Figure scripts
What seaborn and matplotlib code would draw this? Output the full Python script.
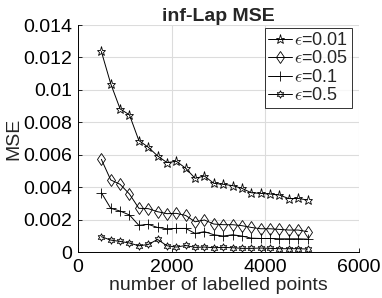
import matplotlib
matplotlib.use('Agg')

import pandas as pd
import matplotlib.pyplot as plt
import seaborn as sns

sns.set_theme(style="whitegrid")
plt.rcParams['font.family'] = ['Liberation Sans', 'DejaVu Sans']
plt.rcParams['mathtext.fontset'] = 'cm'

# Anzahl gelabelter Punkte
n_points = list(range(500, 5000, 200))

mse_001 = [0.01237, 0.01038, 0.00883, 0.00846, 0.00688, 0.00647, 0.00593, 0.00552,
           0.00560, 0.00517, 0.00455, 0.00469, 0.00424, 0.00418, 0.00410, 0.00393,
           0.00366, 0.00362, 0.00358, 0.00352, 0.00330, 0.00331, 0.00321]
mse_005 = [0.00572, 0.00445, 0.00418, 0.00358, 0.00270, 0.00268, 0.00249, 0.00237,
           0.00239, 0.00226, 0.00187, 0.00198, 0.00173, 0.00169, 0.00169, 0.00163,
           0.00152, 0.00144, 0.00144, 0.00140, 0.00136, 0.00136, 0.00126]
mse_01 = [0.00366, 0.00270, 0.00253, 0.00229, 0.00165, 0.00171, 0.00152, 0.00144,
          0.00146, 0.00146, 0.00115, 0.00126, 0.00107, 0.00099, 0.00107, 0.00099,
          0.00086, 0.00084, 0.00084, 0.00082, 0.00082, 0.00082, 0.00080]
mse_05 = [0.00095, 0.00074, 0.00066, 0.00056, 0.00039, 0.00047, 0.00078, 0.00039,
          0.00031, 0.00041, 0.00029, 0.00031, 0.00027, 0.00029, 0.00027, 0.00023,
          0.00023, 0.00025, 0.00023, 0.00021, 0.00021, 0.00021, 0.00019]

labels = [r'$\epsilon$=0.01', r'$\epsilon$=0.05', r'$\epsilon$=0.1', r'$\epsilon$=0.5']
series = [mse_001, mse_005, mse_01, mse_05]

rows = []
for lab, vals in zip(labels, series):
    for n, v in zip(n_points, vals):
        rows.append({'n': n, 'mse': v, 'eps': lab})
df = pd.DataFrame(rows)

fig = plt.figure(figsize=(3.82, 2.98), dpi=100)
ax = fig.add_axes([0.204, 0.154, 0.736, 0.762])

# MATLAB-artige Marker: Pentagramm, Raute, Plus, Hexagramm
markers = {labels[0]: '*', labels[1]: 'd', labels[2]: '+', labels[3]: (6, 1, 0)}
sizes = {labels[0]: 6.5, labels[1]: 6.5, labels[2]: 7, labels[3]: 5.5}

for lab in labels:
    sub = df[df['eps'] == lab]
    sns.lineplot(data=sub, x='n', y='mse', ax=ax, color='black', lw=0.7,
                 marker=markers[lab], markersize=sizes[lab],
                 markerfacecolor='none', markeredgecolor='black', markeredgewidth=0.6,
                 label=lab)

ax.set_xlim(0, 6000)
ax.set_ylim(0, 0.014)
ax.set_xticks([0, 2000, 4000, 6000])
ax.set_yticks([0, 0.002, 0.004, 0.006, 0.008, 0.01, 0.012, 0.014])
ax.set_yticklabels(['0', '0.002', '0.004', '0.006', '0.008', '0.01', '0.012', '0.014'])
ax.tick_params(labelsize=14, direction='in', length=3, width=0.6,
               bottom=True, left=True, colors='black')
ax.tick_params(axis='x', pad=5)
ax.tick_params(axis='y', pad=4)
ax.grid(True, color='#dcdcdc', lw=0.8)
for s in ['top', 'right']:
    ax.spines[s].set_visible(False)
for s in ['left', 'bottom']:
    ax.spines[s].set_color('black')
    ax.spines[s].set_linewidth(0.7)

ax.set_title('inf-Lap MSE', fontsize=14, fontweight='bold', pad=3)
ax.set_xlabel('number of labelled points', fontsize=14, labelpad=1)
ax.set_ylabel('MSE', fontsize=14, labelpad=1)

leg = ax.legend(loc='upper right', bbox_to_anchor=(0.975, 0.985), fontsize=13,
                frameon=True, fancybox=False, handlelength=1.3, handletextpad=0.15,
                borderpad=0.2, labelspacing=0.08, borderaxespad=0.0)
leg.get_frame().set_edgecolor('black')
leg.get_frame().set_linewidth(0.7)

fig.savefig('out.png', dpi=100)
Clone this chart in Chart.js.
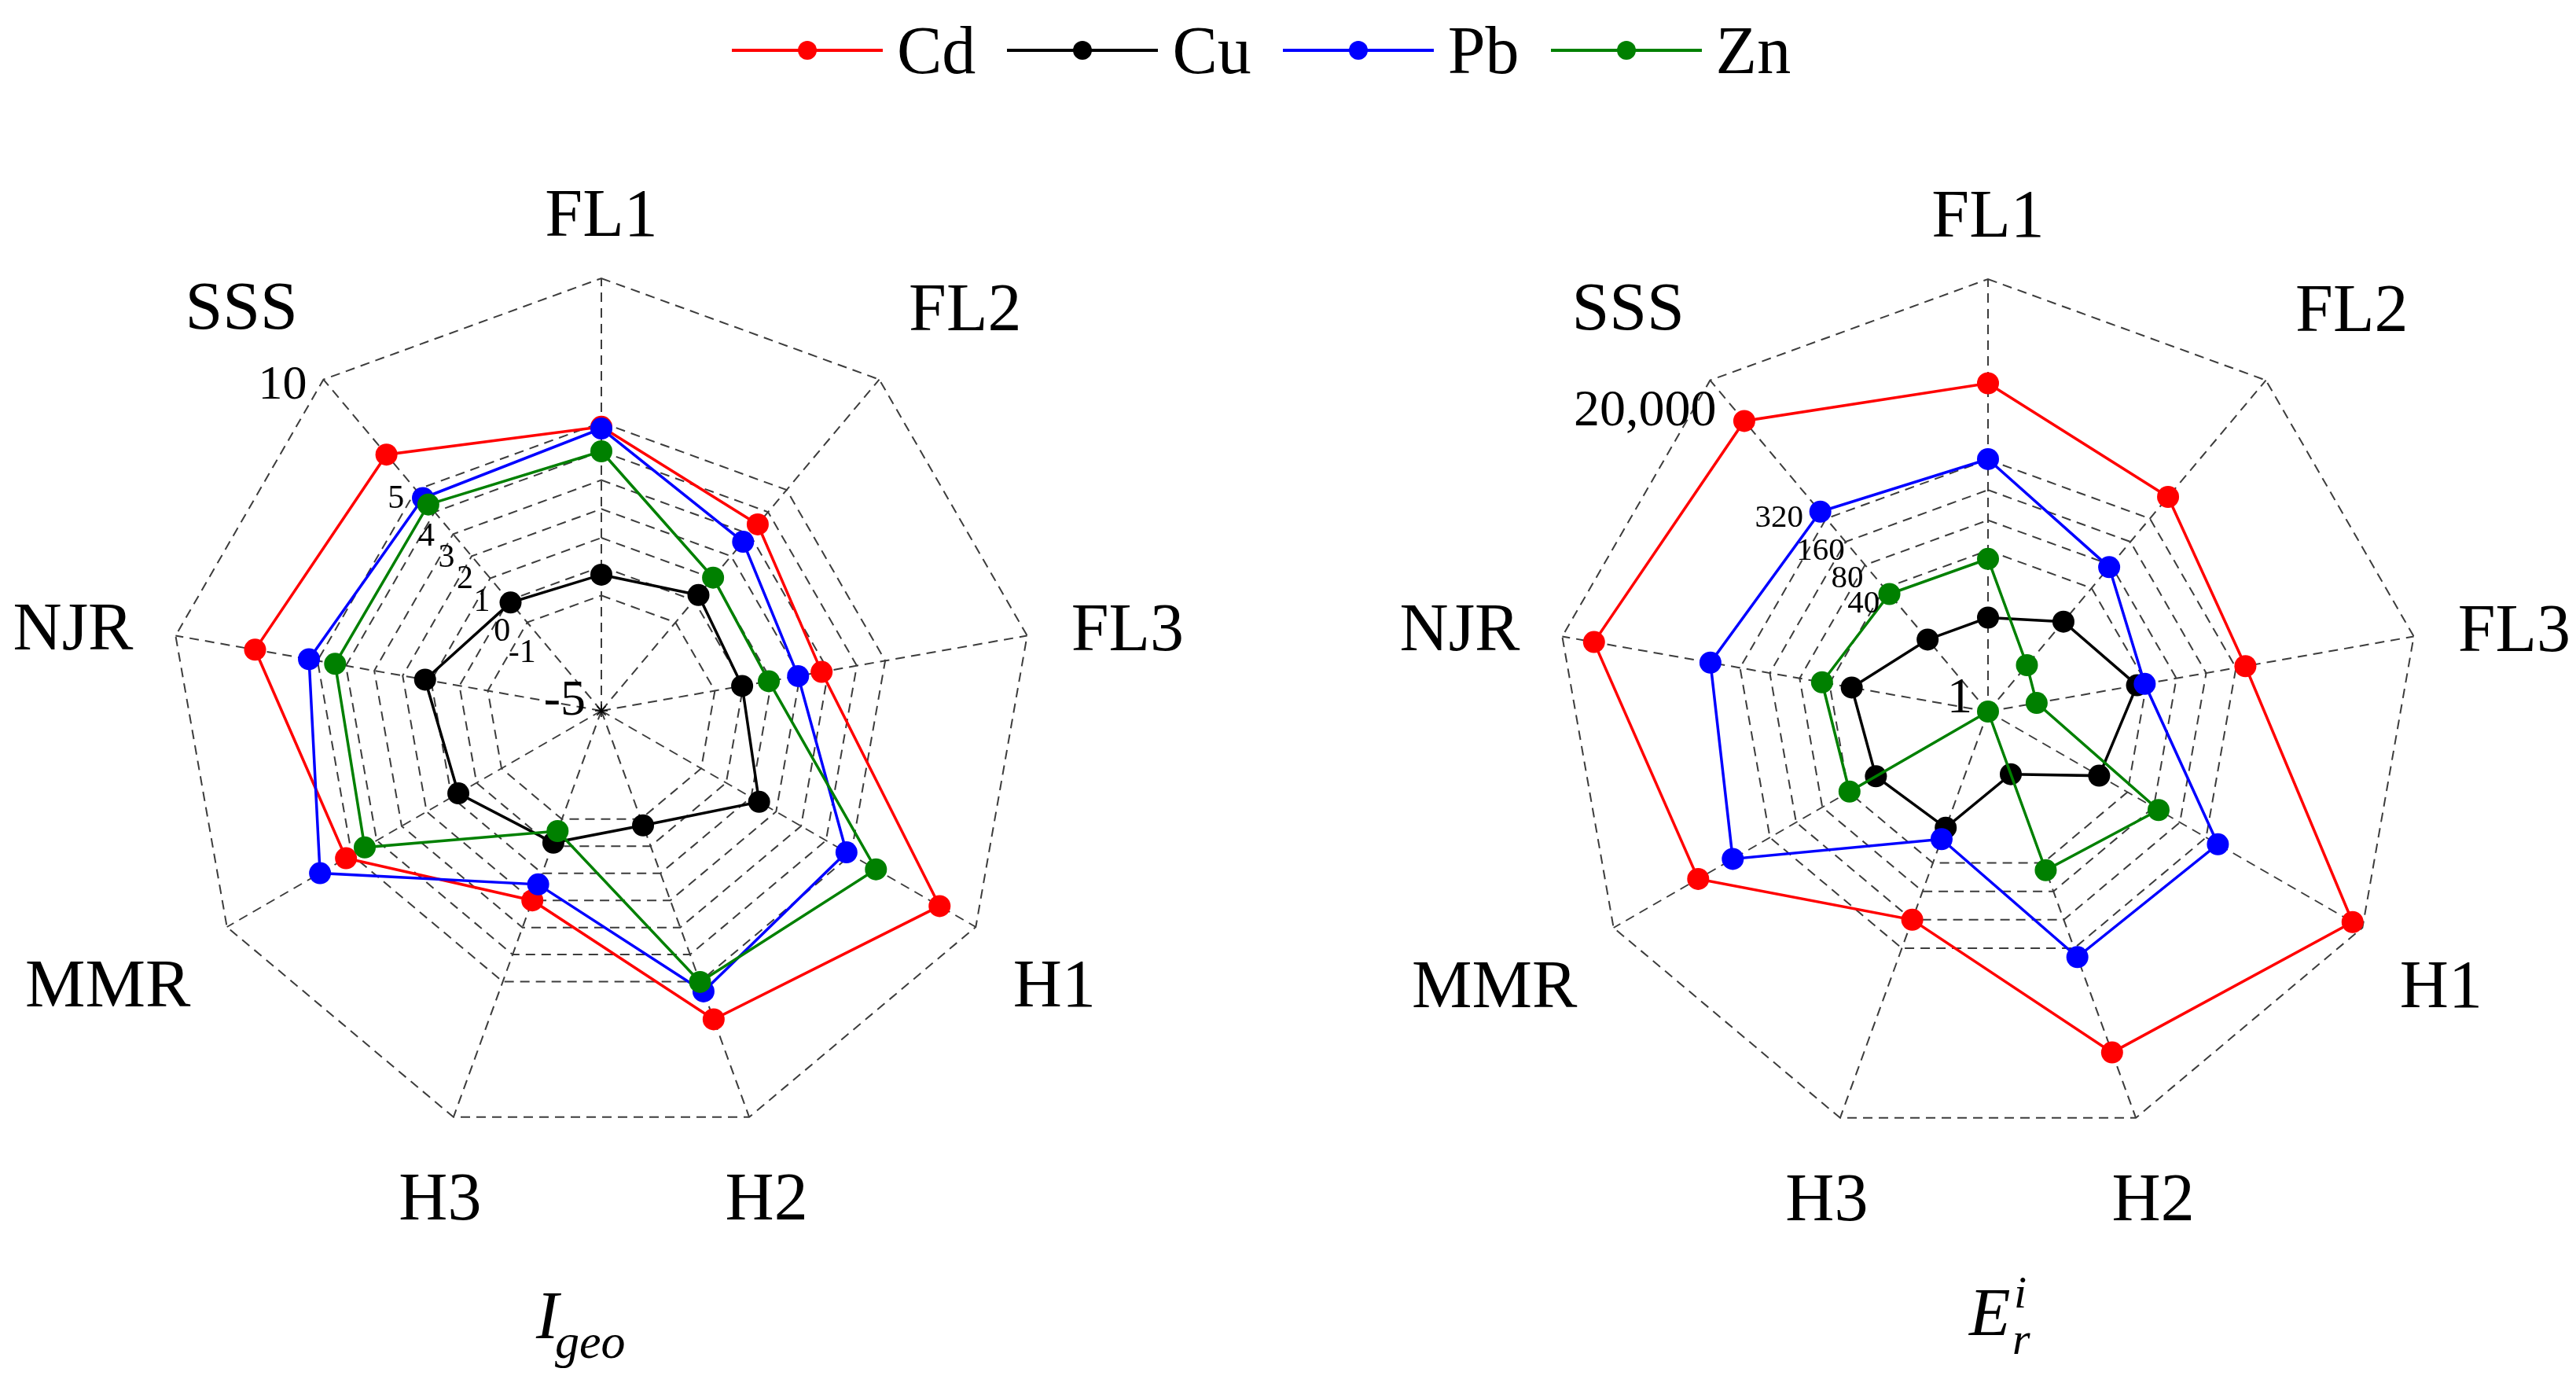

TASK INSTRUCTIONS
Drop the images and quote the entries word for word.

ANSWER
What seaborn and matplotlib code would draw this? Output the full Python script.
import matplotlib
matplotlib.use('Agg')

import pandas as pd
import matplotlib.pyplot as plt
import seaborn as sns

sns.set_theme(style="whitegrid")
plt.rcParams['font.family'] = ['Liberation Sans', 'DejaVu Sans']
plt.rcParams['mathtext.fontset'] = 'cm'

# Anzahl gelabelter Punkte
n_points = list(range(500, 5000, 200))

mse_001 = [0.01237, 0.01038, 0.00883, 0.00846, 0.00688, 0.00647, 0.00593, 0.00552,
           0.00560, 0.00517, 0.00455, 0.00469, 0.00424, 0.00418, 0.00410, 0.00393,
           0.00366, 0.00362, 0.00358, 0.00352, 0.00330, 0.00331, 0.00321]
mse_005 = [0.00572, 0.00445, 0.00418, 0.00358, 0.00270, 0.00268, 0.00249, 0.00237,
           0.00239, 0.00226, 0.00187, 0.00198, 0.00173, 0.00169, 0.00169, 0.00163,
           0.00152, 0.00144, 0.00144, 0.00140, 0.00136, 0.00136, 0.00126]
mse_01 = [0.00366, 0.00270, 0.00253, 0.00229, 0.00165, 0.00171, 0.00152, 0.00144,
          0.00146, 0.00146, 0.00115, 0.00126, 0.00107, 0.00099, 0.00107, 0.00099,
          0.00086, 0.00084, 0.00084, 0.00082, 0.00082, 0.00082, 0.00080]
mse_05 = [0.00095, 0.00074, 0.00066, 0.00056, 0.00039, 0.00047, 0.00078, 0.00039,
          0.00031, 0.00041, 0.00029, 0.00031, 0.00027, 0.00029, 0.00027, 0.00023,
          0.00023, 0.00025, 0.00023, 0.00021, 0.00021, 0.00021, 0.00019]

labels = [r'$\epsilon$=0.01', r'$\epsilon$=0.05', r'$\epsilon$=0.1', r'$\epsilon$=0.5']
series = [mse_001, mse_005, mse_01, mse_05]

rows = []
for lab, vals in zip(labels, series):
    for n, v in zip(n_points, vals):
        rows.append({'n': n, 'mse': v, 'eps': lab})
df = pd.DataFrame(rows)

fig = plt.figure(figsize=(3.82, 2.98), dpi=100)
ax = fig.add_axes([0.204, 0.154, 0.736, 0.762])

# MATLAB-artige Marker: Pentagramm, Raute, Plus, Hexagramm
markers = {labels[0]: '*', labels[1]: 'd', labels[2]: '+', labels[3]: (6, 1, 0)}
sizes = {labels[0]: 6.5, labels[1]: 6.5, labels[2]: 7, labels[3]: 5.5}

for lab in labels:
    sub = df[df['eps'] == lab]
    sns.lineplot(data=sub, x='n', y='mse', ax=ax, color='black', lw=0.7,
                 marker=markers[lab], markersize=sizes[lab],
                 markerfacecolor='none', markeredgecolor='black', markeredgewidth=0.6,
                 label=lab)

ax.set_xlim(0, 6000)
ax.set_ylim(0, 0.014)
ax.set_xticks([0, 2000, 4000, 6000])
ax.set_yticks([0, 0.002, 0.004, 0.006, 0.008, 0.01, 0.012, 0.014])
ax.set_yticklabels(['0', '0.002', '0.004', '0.006', '0.008', '0.01', '0.012', '0.014'])
ax.tick_params(labelsize=14, direction='in', length=3, width=0.6,
               bottom=True, left=True, colors='black')
ax.tick_params(axis='x', pad=5)
ax.tick_params(axis='y', pad=4)
ax.grid(True, color='#dcdcdc', lw=0.8)
for s in ['top', 'right']:
    ax.spines[s].set_visible(False)
for s in ['left', 'bottom']:
    ax.spines[s].set_color('black')
    ax.spines[s].set_linewidth(0.7)

ax.set_title('inf-Lap MSE', fontsize=14, fontweight='bold', pad=3)
ax.set_xlabel('number of labelled points', fontsize=14, labelpad=1)
ax.set_ylabel('MSE', fontsize=14, labelpad=1)

leg = ax.legend(loc='upper right', bbox_to_anchor=(0.975, 0.985), fontsize=13,
                frameon=True, fancybox=False, handlelength=1.3, handletextpad=0.15,
                borderpad=0.2, labelspacing=0.08, borderaxespad=0.0)
leg.get_frame().set_edgecolor('black')
leg.get_frame().set_linewidth(0.7)

fig.savefig('out.png', dpi=100)
Clone this chart in Chart.js.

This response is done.